Após os ataques desta quarta, o xeque Hikmat al-Hajri, líder da minoria drusa, rejeitou um novo acordo de cessar-fogo anunciado por seu rival, o xeque Yousef Jarbou, e chancelado pelo Ministério do Interior da Síria. Jarbou, que se autodenomina líder e tem apoio do governo sírio, havia anunciado um acordo amplo em relação a Sweida. Pouco depois, no entanto, Hajri que é amplamente reconhecido como o líder supremo da etnia, principalmente pela maioria drusa rejeitou o cessar-fogo e afirmou que os combates devem seguir até que o território seja “totalmente liberado”.
A ofensiva israelense fez a União Europeia pedir “a todos os atores externos” respeito à soberania da Síria. Em um comunicado, o bloco também afirmou estar alarmado diante dos confrontos, exigindo a proteção da população civil e o fim “do discurso de ódio e da retórica sectária”.
Questionado sobre o assunto, o secretário de Estado americano, Marco Rubio, afirmou que os Estados Unidos estão preocupados. “Vamos trabalhar nessa questão neste momento.
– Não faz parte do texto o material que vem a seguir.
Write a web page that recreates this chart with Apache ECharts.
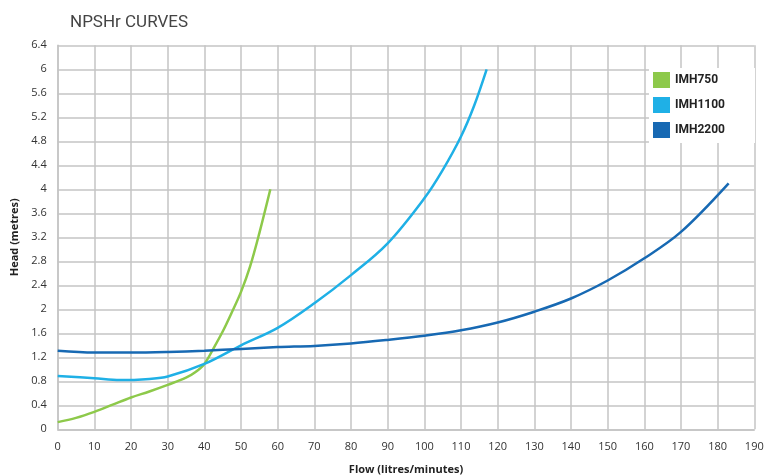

Acabei de desligar o telefone com as partes envolvidas”, afirmou. Segundo Rubio, a situação “é uma ameaça direta aos esforços para ajudar a construir uma Síria pacífica e estável”. O secretário afirmou que o governo Trump mantém conversa com os governos israelense e sírio sobre o conflito.
Já o Ministério de Relações Exteriores da Turquia afirmou que os ataques israelenses visam sabotar os esforços para estabelecer a paz e a segurança na Síria, que teve uma uma oportunidade histórica de se integrar ao mundo após a deposição de Assad, segundo o comunicado.
Em paralelo, o Ministério de Relações Exteriores dos Emirados Árabes Unidos condenaram os ataques afirmaram rejeitar totalmente qualquer violação da soberania da Síria.
O secretário-geral da ONU, António Guterres, por sua vez, condenou “a escalada dos bombardeios israelenses”, assim como “os relatos de que as forças de defesa israelenses foram realocadas para as Colinas de Golã”, disse seu porta-voz, Stephane Dujarric, em um comunicado.
Na segunda (14), o governo sírio já haviam enviado tropas à região de Sweida para conter os combates entre drusos e beduínos, que começaram no domingo após o sequestro de um comerciante de verduras do primeiro grupo druso e desencadeou uma série de raptos como represália, segundo a versão do OSDH (Observatório Sírio de Direitos Humanos, uma ONG sediada no Reino Unido).
As forças sírias, no entanto, acabaram entrando em confronto com as milícias drusas. O observatório, testemunhas e drusos acusam as forças sírias de uma intervenção conjunta com beduínos.
Segundo o OSDH, pelo menos 302 pessoas morreram na província síria de Sweida até agora. O balanço inclui 109 membros da minoria drusa, que tem forte presença na região, 175 agentes das forças de segurança do governo e 18 combatentes beduínos.